──────── RECORDED INFORMATION ────────

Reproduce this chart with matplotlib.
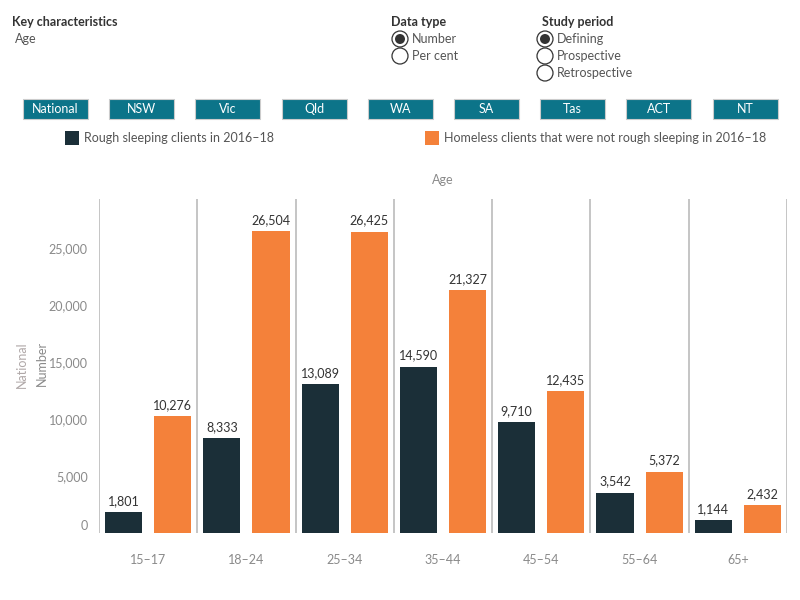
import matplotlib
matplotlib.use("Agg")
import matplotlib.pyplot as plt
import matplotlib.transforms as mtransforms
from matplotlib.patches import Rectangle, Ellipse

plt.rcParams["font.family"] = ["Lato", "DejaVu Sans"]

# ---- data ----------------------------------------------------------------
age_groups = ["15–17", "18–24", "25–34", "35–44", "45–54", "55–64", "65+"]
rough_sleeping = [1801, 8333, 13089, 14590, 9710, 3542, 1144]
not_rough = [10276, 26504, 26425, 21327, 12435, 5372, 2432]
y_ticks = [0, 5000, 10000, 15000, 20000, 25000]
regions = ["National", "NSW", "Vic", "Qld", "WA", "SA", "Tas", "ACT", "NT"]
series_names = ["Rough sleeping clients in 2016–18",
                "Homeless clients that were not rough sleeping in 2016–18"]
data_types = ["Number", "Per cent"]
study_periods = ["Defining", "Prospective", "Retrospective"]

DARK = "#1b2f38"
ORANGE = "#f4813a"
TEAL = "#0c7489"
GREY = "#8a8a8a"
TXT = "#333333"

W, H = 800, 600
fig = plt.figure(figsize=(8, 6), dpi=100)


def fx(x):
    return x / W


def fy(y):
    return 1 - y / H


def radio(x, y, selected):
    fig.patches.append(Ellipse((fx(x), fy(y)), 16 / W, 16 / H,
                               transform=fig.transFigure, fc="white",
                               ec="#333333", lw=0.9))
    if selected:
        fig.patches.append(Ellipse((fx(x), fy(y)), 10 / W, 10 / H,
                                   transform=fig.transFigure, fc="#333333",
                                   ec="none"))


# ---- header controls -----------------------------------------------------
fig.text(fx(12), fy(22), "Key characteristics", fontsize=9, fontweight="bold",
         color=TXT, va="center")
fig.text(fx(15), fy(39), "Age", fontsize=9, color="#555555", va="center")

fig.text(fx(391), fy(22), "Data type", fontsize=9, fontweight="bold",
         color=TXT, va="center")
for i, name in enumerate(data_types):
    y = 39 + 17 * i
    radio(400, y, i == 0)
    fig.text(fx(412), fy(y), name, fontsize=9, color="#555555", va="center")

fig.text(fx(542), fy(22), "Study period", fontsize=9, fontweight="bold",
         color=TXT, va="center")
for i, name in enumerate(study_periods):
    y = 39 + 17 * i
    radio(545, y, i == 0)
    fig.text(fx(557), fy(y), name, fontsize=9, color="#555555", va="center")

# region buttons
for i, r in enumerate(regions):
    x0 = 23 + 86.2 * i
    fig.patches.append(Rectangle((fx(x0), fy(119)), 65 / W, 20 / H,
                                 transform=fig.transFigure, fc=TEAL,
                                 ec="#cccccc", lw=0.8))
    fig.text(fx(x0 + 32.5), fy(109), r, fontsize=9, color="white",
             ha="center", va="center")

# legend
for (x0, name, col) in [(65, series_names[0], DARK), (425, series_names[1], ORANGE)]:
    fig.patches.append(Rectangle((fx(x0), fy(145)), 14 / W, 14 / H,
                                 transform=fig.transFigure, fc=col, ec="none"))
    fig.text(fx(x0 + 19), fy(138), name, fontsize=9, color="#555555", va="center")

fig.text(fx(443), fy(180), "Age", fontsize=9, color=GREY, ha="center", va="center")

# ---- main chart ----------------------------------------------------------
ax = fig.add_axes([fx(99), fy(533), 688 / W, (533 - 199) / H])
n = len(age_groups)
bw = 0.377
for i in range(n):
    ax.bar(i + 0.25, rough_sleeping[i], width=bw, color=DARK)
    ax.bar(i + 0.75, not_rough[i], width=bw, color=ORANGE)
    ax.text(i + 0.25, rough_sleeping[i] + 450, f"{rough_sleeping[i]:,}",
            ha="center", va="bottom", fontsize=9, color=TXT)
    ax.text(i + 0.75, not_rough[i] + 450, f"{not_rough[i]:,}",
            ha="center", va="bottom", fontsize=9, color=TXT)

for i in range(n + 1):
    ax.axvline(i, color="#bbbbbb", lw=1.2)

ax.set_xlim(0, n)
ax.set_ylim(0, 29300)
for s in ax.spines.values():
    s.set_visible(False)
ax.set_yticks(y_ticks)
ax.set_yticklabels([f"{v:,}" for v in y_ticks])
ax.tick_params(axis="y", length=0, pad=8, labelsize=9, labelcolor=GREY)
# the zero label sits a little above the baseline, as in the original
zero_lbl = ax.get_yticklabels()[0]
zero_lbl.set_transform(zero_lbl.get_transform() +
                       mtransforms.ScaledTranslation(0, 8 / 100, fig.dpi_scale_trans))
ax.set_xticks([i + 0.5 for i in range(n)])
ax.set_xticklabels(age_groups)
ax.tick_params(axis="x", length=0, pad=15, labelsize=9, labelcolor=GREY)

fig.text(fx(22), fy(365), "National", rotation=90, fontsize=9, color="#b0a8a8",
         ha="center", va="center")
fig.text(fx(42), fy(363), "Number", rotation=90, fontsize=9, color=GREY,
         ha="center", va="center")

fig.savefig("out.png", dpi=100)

────────

(INSTRUCTIONS FOR THE TASK):
All of the lines above should be printed exactly, minus the pictures.

(EXERCISE SOLUTION):
Reproduce this chart with matplotlib.
import matplotlib
matplotlib.use("Agg")
import matplotlib.pyplot as plt
import matplotlib.transforms as mtransforms
from matplotlib.patches import Rectangle, Ellipse

plt.rcParams["font.family"] = ["Lato", "DejaVu Sans"]

# ---- data ----------------------------------------------------------------
age_groups = ["15–17", "18–24", "25–34", "35–44", "45–54", "55–64", "65+"]
rough_sleeping = [1801, 8333, 13089, 14590, 9710, 3542, 1144]
not_rough = [10276, 26504, 26425, 21327, 12435, 5372, 2432]
y_ticks = [0, 5000, 10000, 15000, 20000, 25000]
regions = ["National", "NSW", "Vic", "Qld", "WA", "SA", "Tas", "ACT", "NT"]
series_names = ["Rough sleeping clients in 2016–18",
                "Homeless clients that were not rough sleeping in 2016–18"]
data_types = ["Number", "Per cent"]
study_periods = ["Defining", "Prospective", "Retrospective"]

DARK = "#1b2f38"
ORANGE = "#f4813a"
TEAL = "#0c7489"
GREY = "#8a8a8a"
TXT = "#333333"

W, H = 800, 600
fig = plt.figure(figsize=(8, 6), dpi=100)


def fx(x):
    return x / W


def fy(y):
    return 1 - y / H


def radio(x, y, selected):
    fig.patches.append(Ellipse((fx(x), fy(y)), 16 / W, 16 / H,
                               transform=fig.transFigure, fc="white",
                               ec="#333333", lw=0.9))
    if selected:
        fig.patches.append(Ellipse((fx(x), fy(y)), 10 / W, 10 / H,
                                   transform=fig.transFigure, fc="#333333",
                                   ec="none"))


# ---- header controls -----------------------------------------------------
fig.text(fx(12), fy(22), "Key characteristics", fontsize=9, fontweight="bold",
         color=TXT, va="center")
fig.text(fx(15), fy(39), "Age", fontsize=9, color="#555555", va="center")

fig.text(fx(391), fy(22), "Data type", fontsize=9, fontweight="bold",
         color=TXT, va="center")
for i, name in enumerate(data_types):
    y = 39 + 17 * i
    radio(400, y, i == 0)
    fig.text(fx(412), fy(y), name, fontsize=9, color="#555555", va="center")

fig.text(fx(542), fy(22), "Study period", fontsize=9, fontweight="bold",
         color=TXT, va="center")
for i, name in enumerate(study_periods):
    y = 39 + 17 * i
    radio(545, y, i == 0)
    fig.text(fx(557), fy(y), name, fontsize=9, color="#555555", va="center")

# region buttons
for i, r in enumerate(regions):
    x0 = 23 + 86.2 * i
    fig.patches.append(Rectangle((fx(x0), fy(119)), 65 / W, 20 / H,
                                 transform=fig.transFigure, fc=TEAL,
                                 ec="#cccccc", lw=0.8))
    fig.text(fx(x0 + 32.5), fy(109), r, fontsize=9, color="white",
             ha="center", va="center")

# legend
for (x0, name, col) in [(65, series_names[0], DARK), (425, series_names[1], ORANGE)]:
    fig.patches.append(Rectangle((fx(x0), fy(145)), 14 / W, 14 / H,
                                 transform=fig.transFigure, fc=col, ec="none"))
    fig.text(fx(x0 + 19), fy(138), name, fontsize=9, color="#555555", va="center")

fig.text(fx(443), fy(180), "Age", fontsize=9, color=GREY, ha="center", va="center")

# ---- main chart ----------------------------------------------------------
ax = fig.add_axes([fx(99), fy(533), 688 / W, (533 - 199) / H])
n = len(age_groups)
bw = 0.377
for i in range(n):
    ax.bar(i + 0.25, rough_sleeping[i], width=bw, color=DARK)
    ax.bar(i + 0.75, not_rough[i], width=bw, color=ORANGE)
    ax.text(i + 0.25, rough_sleeping[i] + 450, f"{rough_sleeping[i]:,}",
            ha="center", va="bottom", fontsize=9, color=TXT)
    ax.text(i + 0.75, not_rough[i] + 450, f"{not_rough[i]:,}",
            ha="center", va="bottom", fontsize=9, color=TXT)

for i in range(n + 1):
    ax.axvline(i, color="#bbbbbb", lw=1.2)

ax.set_xlim(0, n)
ax.set_ylim(0, 29300)
for s in ax.spines.values():
    s.set_visible(False)
ax.set_yticks(y_ticks)
ax.set_yticklabels([f"{v:,}" for v in y_ticks])
ax.tick_params(axis="y", length=0, pad=8, labelsize=9, labelcolor=GREY)
# the zero label sits a little above the baseline, as in the original
zero_lbl = ax.get_yticklabels()[0]
zero_lbl.set_transform(zero_lbl.get_transform() +
                       mtransforms.ScaledTranslation(0, 8 / 100, fig.dpi_scale_trans))
ax.set_xticks([i + 0.5 for i in range(n)])
ax.set_xticklabels(age_groups)
ax.tick_params(axis="x", length=0, pad=15, labelsize=9, labelcolor=GREY)

fig.text(fx(22), fy(365), "National", rotation=90, fontsize=9, color="#b0a8a8",
         ha="center", va="center")
fig.text(fx(42), fy(363), "Number", rotation=90, fontsize=9, color=GREY,
         ha="center", va="center")

fig.savefig("out.png", dpi=100)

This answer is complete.